In case you missed the other articles and news coverage about this topic, the situation under discussion is an employer asking a candidate for their Facebook password as part of the screening process for a job.
None of the articles that I have read are advocating this to recruiters as a practice. Most are either warning that it is possible or providing updates on the stances of legislators (against) and Facebook (not supportive).
Studies were recently conducted by Northern Illinois University and other institutions that indicated that profiles from social media sites including Facebook could demonstrate different personality traits including intellectual curiosity, agreeability and conscientiousness. "Not surprisingly, pictures and references to traveling signaled openness to new experiences and adventurousness, while the number of friends you have indicates extroversion." These are all factors, however, that an employer could observe from a public profile even one with high privacy settings.
If an employer asks for a password to any of your online profiles, you have several options:
- The first and biggest option is to say no. You run the risk of being screened out, but if you decline respectfully you have a chance to remain in the running.
- "Out of respect for the privacy of the friends and family members that I am connected to, I respectfully decline."

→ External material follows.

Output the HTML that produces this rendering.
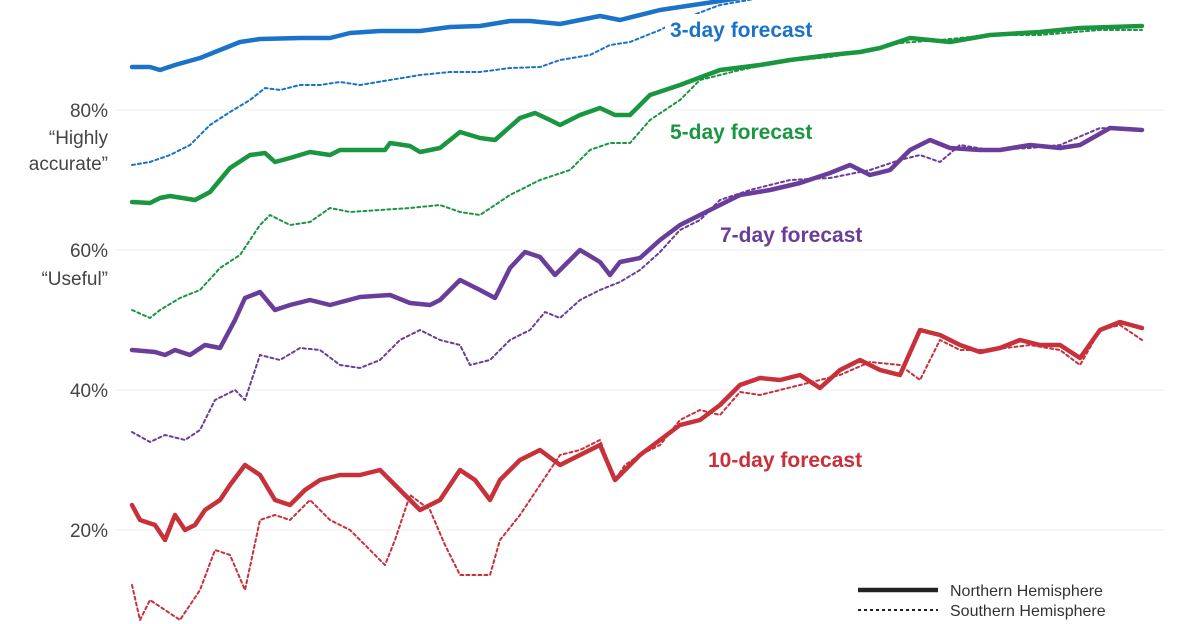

- "While I am not comfortable sharing my personal password with you, I invite you to view my public profile."
- "I know some employers review online public profiles to get a sense of what would appear if a client searched for a person online. What else are you looking for in my personal profile?"
- If you are truly worried about being screened out of the screen and an employer said the having the password was required as part of the search, you may decide to say yea.
- Offer to review the profile in person with them.
- Change the password before you give it to them and let them know that you plan to change it again within 2-3 days.
- Close all social networking profiles for the duration. This is drastic, but allows you to honestly say that you don't have a Facebook profile.
Because most employers won't ask for your password, but may review your public profiles, review your public profiles and any related privacy settings to make sure people unconnected to you see what you want them to see.